## PROBLEM REQUIREMENTS
Below are some records; give them all again exactly, but not the pictures.

## Saved data entries
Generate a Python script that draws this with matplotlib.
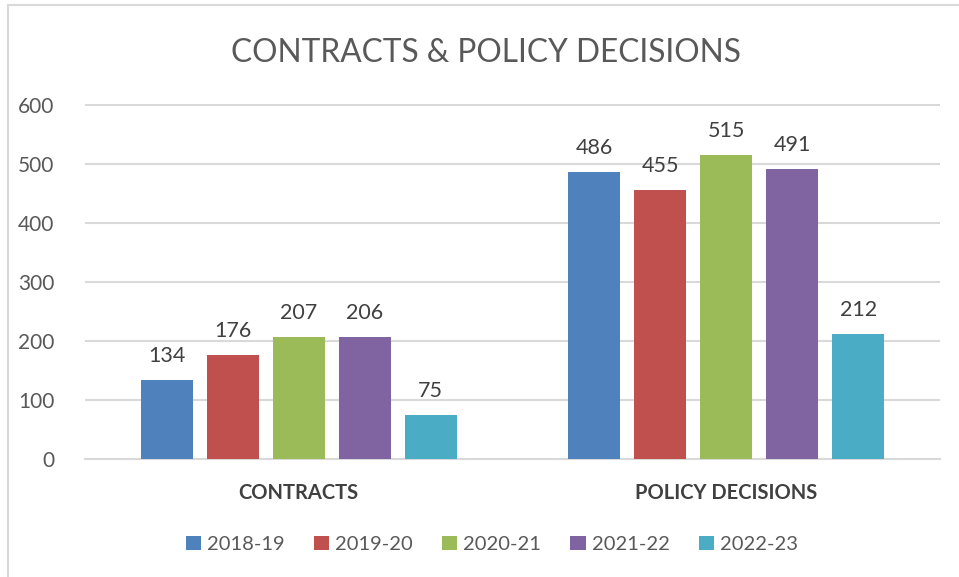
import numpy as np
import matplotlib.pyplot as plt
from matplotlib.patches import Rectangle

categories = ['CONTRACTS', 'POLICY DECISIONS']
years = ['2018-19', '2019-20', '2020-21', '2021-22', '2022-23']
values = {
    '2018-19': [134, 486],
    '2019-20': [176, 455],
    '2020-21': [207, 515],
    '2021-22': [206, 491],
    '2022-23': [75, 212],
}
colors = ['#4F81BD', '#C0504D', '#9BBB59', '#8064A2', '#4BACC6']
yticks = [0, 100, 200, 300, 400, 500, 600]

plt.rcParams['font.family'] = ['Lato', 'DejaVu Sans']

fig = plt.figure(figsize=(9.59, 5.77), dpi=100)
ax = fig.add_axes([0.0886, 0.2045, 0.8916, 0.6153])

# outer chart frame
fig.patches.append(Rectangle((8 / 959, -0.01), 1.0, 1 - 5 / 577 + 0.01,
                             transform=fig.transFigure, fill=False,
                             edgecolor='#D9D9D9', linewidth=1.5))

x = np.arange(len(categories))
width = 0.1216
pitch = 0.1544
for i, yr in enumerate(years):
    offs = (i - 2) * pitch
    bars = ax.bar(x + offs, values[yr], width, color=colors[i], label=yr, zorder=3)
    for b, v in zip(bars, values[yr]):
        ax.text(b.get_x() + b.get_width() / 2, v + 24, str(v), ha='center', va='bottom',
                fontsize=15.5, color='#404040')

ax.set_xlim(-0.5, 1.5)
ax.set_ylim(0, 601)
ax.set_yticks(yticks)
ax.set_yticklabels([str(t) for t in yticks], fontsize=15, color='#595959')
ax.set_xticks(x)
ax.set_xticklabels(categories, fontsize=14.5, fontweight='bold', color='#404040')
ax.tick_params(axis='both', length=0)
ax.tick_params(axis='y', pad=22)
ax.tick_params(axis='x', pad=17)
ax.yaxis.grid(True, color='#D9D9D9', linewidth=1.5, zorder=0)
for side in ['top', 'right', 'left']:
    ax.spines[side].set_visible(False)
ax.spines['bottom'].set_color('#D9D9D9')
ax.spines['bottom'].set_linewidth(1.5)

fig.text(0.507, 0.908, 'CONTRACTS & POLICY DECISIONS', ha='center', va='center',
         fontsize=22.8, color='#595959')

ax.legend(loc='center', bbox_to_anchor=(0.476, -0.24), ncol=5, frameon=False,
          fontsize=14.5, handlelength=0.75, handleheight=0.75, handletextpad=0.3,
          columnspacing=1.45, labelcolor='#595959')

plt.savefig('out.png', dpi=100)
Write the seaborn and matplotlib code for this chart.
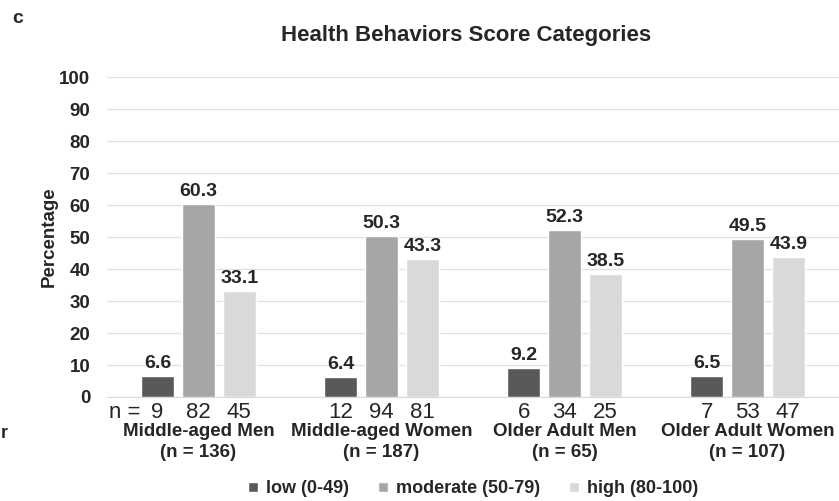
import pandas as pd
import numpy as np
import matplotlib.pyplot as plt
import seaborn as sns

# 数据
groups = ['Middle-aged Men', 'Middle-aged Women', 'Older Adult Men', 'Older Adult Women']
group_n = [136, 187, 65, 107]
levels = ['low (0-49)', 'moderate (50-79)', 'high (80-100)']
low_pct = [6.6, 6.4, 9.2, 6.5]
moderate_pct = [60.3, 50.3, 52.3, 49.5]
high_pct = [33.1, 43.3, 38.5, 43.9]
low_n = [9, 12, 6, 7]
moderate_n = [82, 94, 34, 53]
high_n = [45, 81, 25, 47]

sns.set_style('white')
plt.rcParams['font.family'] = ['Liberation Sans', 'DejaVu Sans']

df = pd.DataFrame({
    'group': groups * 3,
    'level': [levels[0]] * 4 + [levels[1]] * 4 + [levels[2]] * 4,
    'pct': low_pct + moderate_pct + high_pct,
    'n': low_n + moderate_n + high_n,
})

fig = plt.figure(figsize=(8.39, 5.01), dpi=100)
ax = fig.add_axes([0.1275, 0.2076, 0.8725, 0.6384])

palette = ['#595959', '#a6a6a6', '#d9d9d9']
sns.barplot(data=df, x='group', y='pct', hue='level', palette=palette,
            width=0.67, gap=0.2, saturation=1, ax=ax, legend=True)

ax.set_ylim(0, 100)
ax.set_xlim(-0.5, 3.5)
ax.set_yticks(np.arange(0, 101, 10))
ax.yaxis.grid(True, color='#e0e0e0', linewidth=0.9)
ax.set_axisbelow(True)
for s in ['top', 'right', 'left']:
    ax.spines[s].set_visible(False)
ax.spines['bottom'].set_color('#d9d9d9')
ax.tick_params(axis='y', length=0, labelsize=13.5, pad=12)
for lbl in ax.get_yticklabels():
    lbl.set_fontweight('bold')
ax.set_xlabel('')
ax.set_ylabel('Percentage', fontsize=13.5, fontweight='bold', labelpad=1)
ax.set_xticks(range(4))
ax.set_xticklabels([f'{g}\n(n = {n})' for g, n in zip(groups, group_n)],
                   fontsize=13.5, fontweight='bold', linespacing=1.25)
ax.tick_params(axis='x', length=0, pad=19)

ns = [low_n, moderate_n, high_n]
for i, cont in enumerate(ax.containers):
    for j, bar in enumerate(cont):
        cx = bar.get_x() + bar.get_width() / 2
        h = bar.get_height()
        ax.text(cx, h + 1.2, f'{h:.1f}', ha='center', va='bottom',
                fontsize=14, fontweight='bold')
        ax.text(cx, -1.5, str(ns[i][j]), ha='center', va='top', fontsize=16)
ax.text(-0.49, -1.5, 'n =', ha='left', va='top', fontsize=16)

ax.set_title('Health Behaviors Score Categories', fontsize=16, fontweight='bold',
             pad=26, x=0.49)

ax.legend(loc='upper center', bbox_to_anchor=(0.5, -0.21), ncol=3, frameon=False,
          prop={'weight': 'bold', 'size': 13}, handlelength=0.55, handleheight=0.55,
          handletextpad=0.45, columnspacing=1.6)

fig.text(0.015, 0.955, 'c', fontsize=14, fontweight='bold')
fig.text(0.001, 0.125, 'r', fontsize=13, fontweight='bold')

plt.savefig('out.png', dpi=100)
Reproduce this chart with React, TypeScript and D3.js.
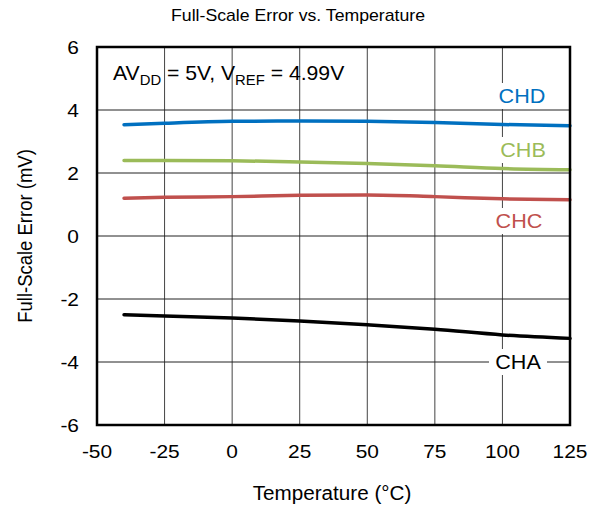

## EXERCISE ANSWER
Generate a Python script that draws this with matplotlib.
import numpy as np
import matplotlib.pyplot as plt
from matplotlib.patches import Rectangle

categories = ['CONTRACTS', 'POLICY DECISIONS']
years = ['2018-19', '2019-20', '2020-21', '2021-22', '2022-23']
values = {
    '2018-19': [134, 486],
    '2019-20': [176, 455],
    '2020-21': [207, 515],
    '2021-22': [206, 491],
    '2022-23': [75, 212],
}
colors = ['#4F81BD', '#C0504D', '#9BBB59', '#8064A2', '#4BACC6']
yticks = [0, 100, 200, 300, 400, 500, 600]

plt.rcParams['font.family'] = ['Lato', 'DejaVu Sans']

fig = plt.figure(figsize=(9.59, 5.77), dpi=100)
ax = fig.add_axes([0.0886, 0.2045, 0.8916, 0.6153])

# outer chart frame
fig.patches.append(Rectangle((8 / 959, -0.01), 1.0, 1 - 5 / 577 + 0.01,
                             transform=fig.transFigure, fill=False,
                             edgecolor='#D9D9D9', linewidth=1.5))

x = np.arange(len(categories))
width = 0.1216
pitch = 0.1544
for i, yr in enumerate(years):
    offs = (i - 2) * pitch
    bars = ax.bar(x + offs, values[yr], width, color=colors[i], label=yr, zorder=3)
    for b, v in zip(bars, values[yr]):
        ax.text(b.get_x() + b.get_width() / 2, v + 24, str(v), ha='center', va='bottom',
                fontsize=15.5, color='#404040')

ax.set_xlim(-0.5, 1.5)
ax.set_ylim(0, 601)
ax.set_yticks(yticks)
ax.set_yticklabels([str(t) for t in yticks], fontsize=15, color='#595959')
ax.set_xticks(x)
ax.set_xticklabels(categories, fontsize=14.5, fontweight='bold', color='#404040')
ax.tick_params(axis='both', length=0)
ax.tick_params(axis='y', pad=22)
ax.tick_params(axis='x', pad=17)
ax.yaxis.grid(True, color='#D9D9D9', linewidth=1.5, zorder=0)
for side in ['top', 'right', 'left']:
    ax.spines[side].set_visible(False)
ax.spines['bottom'].set_color('#D9D9D9')
ax.spines['bottom'].set_linewidth(1.5)

fig.text(0.507, 0.908, 'CONTRACTS & POLICY DECISIONS', ha='center', va='center',
         fontsize=22.8, color='#595959')

ax.legend(loc='center', bbox_to_anchor=(0.476, -0.24), ncol=5, frameon=False,
          fontsize=14.5, handlelength=0.75, handleheight=0.75, handletextpad=0.3,
          columnspacing=1.45, labelcolor='#595959')

plt.savefig('out.png', dpi=100)
Write the seaborn and matplotlib code for this chart.
import pandas as pd
import numpy as np
import matplotlib.pyplot as plt
import seaborn as sns

# 数据
groups = ['Middle-aged Men', 'Middle-aged Women', 'Older Adult Men', 'Older Adult Women']
group_n = [136, 187, 65, 107]
levels = ['low (0-49)', 'moderate (50-79)', 'high (80-100)']
low_pct = [6.6, 6.4, 9.2, 6.5]
moderate_pct = [60.3, 50.3, 52.3, 49.5]
high_pct = [33.1, 43.3, 38.5, 43.9]
low_n = [9, 12, 6, 7]
moderate_n = [82, 94, 34, 53]
high_n = [45, 81, 25, 47]

sns.set_style('white')
plt.rcParams['font.family'] = ['Liberation Sans', 'DejaVu Sans']

df = pd.DataFrame({
    'group': groups * 3,
    'level': [levels[0]] * 4 + [levels[1]] * 4 + [levels[2]] * 4,
    'pct': low_pct + moderate_pct + high_pct,
    'n': low_n + moderate_n + high_n,
})

fig = plt.figure(figsize=(8.39, 5.01), dpi=100)
ax = fig.add_axes([0.1275, 0.2076, 0.8725, 0.6384])

palette = ['#595959', '#a6a6a6', '#d9d9d9']
sns.barplot(data=df, x='group', y='pct', hue='level', palette=palette,
            width=0.67, gap=0.2, saturation=1, ax=ax, legend=True)

ax.set_ylim(0, 100)
ax.set_xlim(-0.5, 3.5)
ax.set_yticks(np.arange(0, 101, 10))
ax.yaxis.grid(True, color='#e0e0e0', linewidth=0.9)
ax.set_axisbelow(True)
for s in ['top', 'right', 'left']:
    ax.spines[s].set_visible(False)
ax.spines['bottom'].set_color('#d9d9d9')
ax.tick_params(axis='y', length=0, labelsize=13.5, pad=12)
for lbl in ax.get_yticklabels():
    lbl.set_fontweight('bold')
ax.set_xlabel('')
ax.set_ylabel('Percentage', fontsize=13.5, fontweight='bold', labelpad=1)
ax.set_xticks(range(4))
ax.set_xticklabels([f'{g}\n(n = {n})' for g, n in zip(groups, group_n)],
                   fontsize=13.5, fontweight='bold', linespacing=1.25)
ax.tick_params(axis='x', length=0, pad=19)

ns = [low_n, moderate_n, high_n]
for i, cont in enumerate(ax.containers):
    for j, bar in enumerate(cont):
        cx = bar.get_x() + bar.get_width() / 2
        h = bar.get_height()
        ax.text(cx, h + 1.2, f'{h:.1f}', ha='center', va='bottom',
                fontsize=14, fontweight='bold')
        ax.text(cx, -1.5, str(ns[i][j]), ha='center', va='top', fontsize=16)
ax.text(-0.49, -1.5, 'n =', ha='left', va='top', fontsize=16)

ax.set_title('Health Behaviors Score Categories', fontsize=16, fontweight='bold',
             pad=26, x=0.49)

ax.legend(loc='upper center', bbox_to_anchor=(0.5, -0.21), ncol=3, frameon=False,
          prop={'weight': 'bold', 'size': 13}, handlelength=0.55, handleheight=0.55,
          handletextpad=0.45, columnspacing=1.6)

fig.text(0.015, 0.955, 'c', fontsize=14, fontweight='bold')
fig.text(0.001, 0.125, 'r', fontsize=13, fontweight='bold')

plt.savefig('out.png', dpi=100)
Reproduce this chart with React, TypeScript and D3.js.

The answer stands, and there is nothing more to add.